Define the following functions.

8.5 Grading Standards

From this assignment onward, for the rest of the placement and the course, you will be graded on both the quality and correctness of your code and on the quality and correctness of your tests. Both are important. If you didn’t pay enough attention to writing tests earlier, you should certainly start doing so now.

8.6 How We Test Tests

It’s probably useful for you to understand how we test your tests.

What’s the job of a test suite (i.e., set of tests)? It’s to find errors in a program. (Examples help you understand the problem before you start writing code, tests help you catch errors in the program as and after you write it.) In short, test suites are like sorting hats, putting programs in a “good” or “bad” bin.If you are a mathy person, you might call a test suite a classifier.

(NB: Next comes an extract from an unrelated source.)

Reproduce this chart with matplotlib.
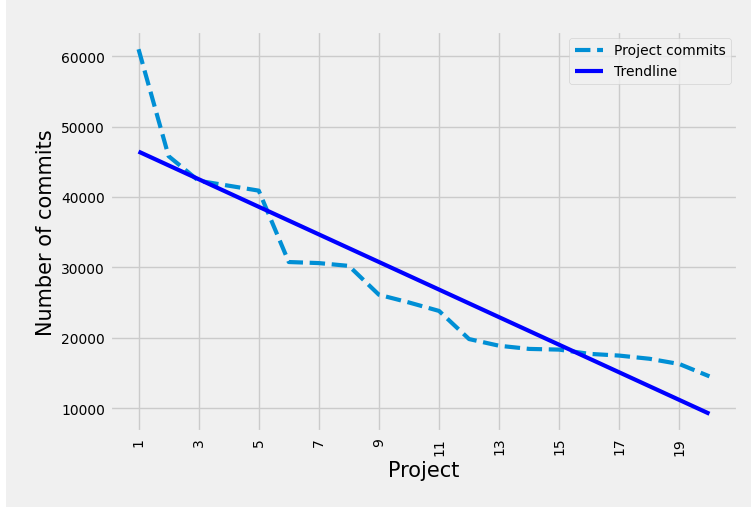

So here’s how we will test your test suites. We construct a collection of implementations for the problem. One is known to be correct (because we built it that way); we call this a wheat. The rest are known to be incorrect (because we intentionally introduced errors); we call each of these a chaff. Your test suite’s job is to separate the wheat from the chaff (if you haven’t seen that phrase before, read up). That is, we will run the wheat and each of the chaffs against your test suite and see what happens:This table is not strictly correct. During the semester, we’ll see that a correct wheat may fail for a very interesting reason. But that won’t happen during summer placement.

  

On a wheat…

  

On a chaff…

…all tests passed

  

Great!
This is what we’re hoping for.

  

Not ideal, but…
…but you may not catch all chaffs, so it may be okay.

…some tests failed

  

Uh oh!
We definitely don’t want this. It may mean you’ve misunderstood the problem statement.

  

Great!
This is what we’re hoping for.

The quality of your test suite is then a measure of whether you passed the wheat and how many chaffs you caught. Of course, we can make the latter arbitrarily hard. For instance, we could define a chaff that always works correctly except when the given list has, say, exactly 1729 elements. We won’t do things like that, both because it’s cruel and because real implementations are very rarely buggy in this way. Instead, we will make “reasonable” mistakes (but not all of them will be easy!).

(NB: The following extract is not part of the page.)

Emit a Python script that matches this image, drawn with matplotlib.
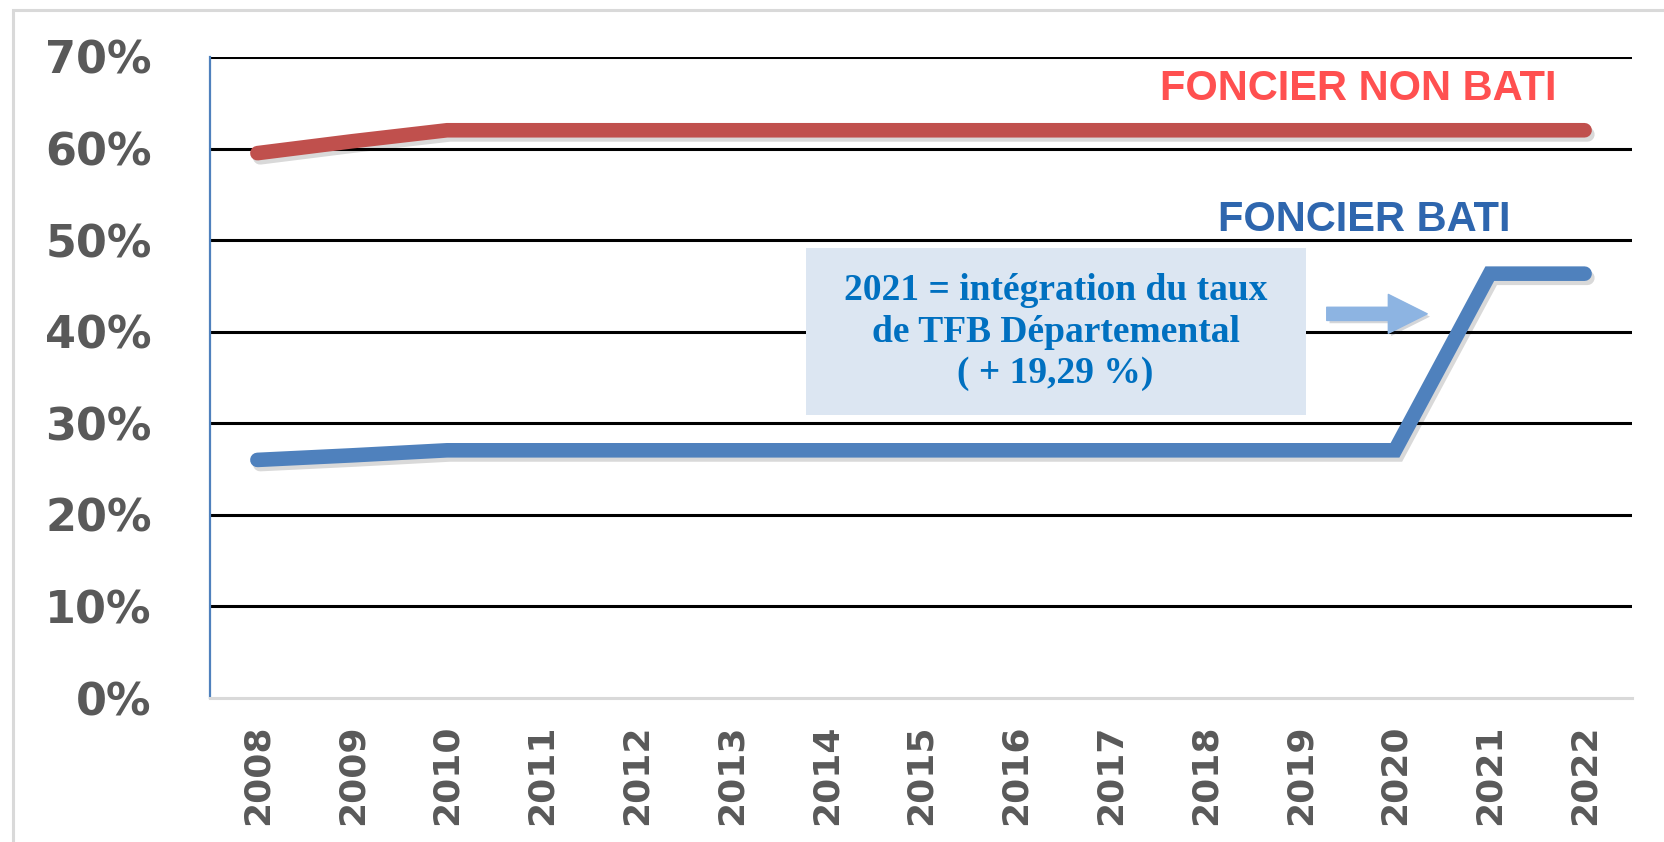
import numpy as np
import matplotlib
matplotlib.use('Agg')
import matplotlib.pyplot as plt
import matplotlib.patheffects as pe
from matplotlib import font_manager
from matplotlib.patches import Rectangle

# donnees
years = ['2008', '2009', '2010', '2011', '2012', '2013', '2014', '2015',
         '2016', '2017', '2018', '2019', '2020', '2021', '2022']
foncier_non_bati = [0.595, 0.608, 0.620, 0.620, 0.620, 0.620, 0.620, 0.620,
                    0.620, 0.620, 0.620, 0.620, 0.620, 0.620, 0.620]
foncier_bati = [0.260, 0.265, 0.2705, 0.2705, 0.2705, 0.2705, 0.2705, 0.2705,
                0.2705, 0.2705, 0.2705, 0.2705, 0.2705, 0.4634, 0.4634]
yticks = [0, 0.1, 0.2, 0.3, 0.4, 0.5, 0.6, 0.7]
ytick_labels = ['0%', '10%', '20%', '30%', '40%', '50%', '60%', '70%']

# police etroite pour les annees si disponible
narrow = {f.name for f in font_manager.fontManager.ttflist}
if 'Liberation Sans Narrow' in narrow:
    xfont, xsize = 'Liberation Sans Narrow', 34
else:
    xfont, xsize = 'DejaVu Sans', 26
    if 'DejaVu Sans Condensed' in narrow:
        xfont = 'DejaVu Sans Condensed'

W, H = 1665, 842
fig = plt.figure(figsize=(W / 100, H / 100), dpi=100)
ax = fig.add_axes([210 / W, 1 - 698 / H, (1632 - 210) / W, (698 - 57) / H])

# cadre gris autour du graphique
fig.patches.append(Rectangle((13 / W, -0.1), 1.2, 1.1 - 10 / H, transform=fig.transFigure,
                             fill=False, edgecolor='#D9D9D9', linewidth=2.2, zorder=0))

x = np.arange(len(years))
shadow = [pe.SimpleLineShadow(offset=(2, -3), alpha=0.15, shadow_color='black'), pe.Normal()]
ax.plot(x, foncier_non_bati, color='#C0504D', linewidth=10.5, solid_capstyle='round',
        solid_joinstyle='round', path_effects=shadow, zorder=5)
ax.plot(x, foncier_bati, color='#4F81BD', linewidth=10.5, solid_capstyle='round',
        solid_joinstyle='miter', path_effects=shadow, zorder=5)

ax.set_xlim(-0.5, len(years) - 0.5)
ax.set_ylim(0, 0.7)
ax.set_yticks(yticks)
ax.set_yticklabels(ytick_labels, fontsize=32, fontweight='bold', color='#595959',
                   family='DejaVu Sans')
ax.set_xticks(x)
ax.set_xticklabels(years, rotation=90, fontsize=xsize, fontweight='bold', color='#595959',
                   family=[xfont, 'DejaVu Sans'])
ax.tick_params(axis='both', length=0)
ax.tick_params(axis='y', pad=42)
ax.tick_params(axis='x', pad=19)

for yv in yticks[1:]:
    ax.axhline(yv, color='black', linewidth=2.2, zorder=1)

for s in ['top', 'right']:
    ax.spines[s].set_visible(False)
ax.spines['left'].set_color('#4F81BD')
ax.spines['left'].set_linewidth(1.6)
ax.spines['bottom'].set_color('#D9D9D9')
ax.spines['bottom'].set_linewidth(2.2)

ax.text(11.61, 0.665, 'FONCIER NON BATI', color='#FF5050', fontsize=30, fontweight='bold',
        family='Liberation Sans', ha='center', va='center', zorder=6)
ax.text(11.68, 0.5225, 'FONCIER BATI', color='#2E66AE', fontsize=30, fontweight='bold',
        family='Liberation Sans', ha='center', va='center', zorder=6)

# encadre d'annotation
ax.add_patch(Rectangle((5.79, 0.309), 5.27, 0.182, facecolor='#DCE6F2', edgecolor='none', zorder=3))
ax.text(8.42, 0.3995, '2021 = intégration du taux\nde TFB Départemental\n( + 19,29 %)',
        color='#0070C0', fontsize=27, fontweight='bold', family='Liberation Serif',
        ha='center', va='center', linespacing=1.25, zorder=4)

ax.annotate('', xy=(12.34, 0.4195), xytext=(11.28, 0.4195),
            arrowprops=dict(arrowstyle='simple,head_length=2.8,head_width=2.8,tail_width=0.95',
                            mutation_scale=10, color='#8DB4E2', shrinkA=0, shrinkB=0,
                            path_effects=[pe.SimplePatchShadow(offset=(2, -2), alpha=0.2), pe.Normal()]),
            zorder=4)

fig.savefig('out.png', dpi=100)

In short, we will be running your test suite against our implementation. Therefore, it is very important that when you turn in your test suite (see details below), it not be accompanied by your implementation: otherwise, when we try to load ours, DrRacket will complain.

8.7 Turnin

From now on, for the rest of placement and most of the semester, you will turn in multiple files.

One file, named p3-code.rkt, contains the five functions named above (it can contain any other helper definitions you like as well). The functions must be named exactly as above and must take parameters exactly as above.

In addition, make a copy of just the test cases for each of the required functions and put them in distinct files, named as follows:

Problem

  

Filename for Tests

elim-contains-char

  

p3-ecc.rkt

valid-words

  

p3-vw.rkt

unique

  

p3-unique.rkt

l33t

  

p3-l33t.rkt

strip-vowels

  

p3-sv.rkt

singles

  

p3-singles.rkt

Please read what follows very carefully, because students routinely make mistakes here. Each of the tests files should:
  • not contain implementations of any of the required homework functions (otherwise Racket will not know which implementation to run)—therefore, you will not be able to run this file on its own

  • not contain tests for any helper functions (we will probably not have written the same helpers, so your tests will fail)

  • contain any other definitions needed to run your tests (e.g., if you define a variable and refer to that variable in several tests, we need that definition, otherwise the tests will error; if you define something and use it in the tests for multiple functions, it needs to be in each of those test files)—excluding, of course, the implementation of the required homework functions, which we will be providing

Observe that we are not asking you to modify p3-code.rkt. Leave your helpers, tests, etc. intact in there.

Failure to follow any of these instructions may result in zero credit.

You will upload your work using Gradescope.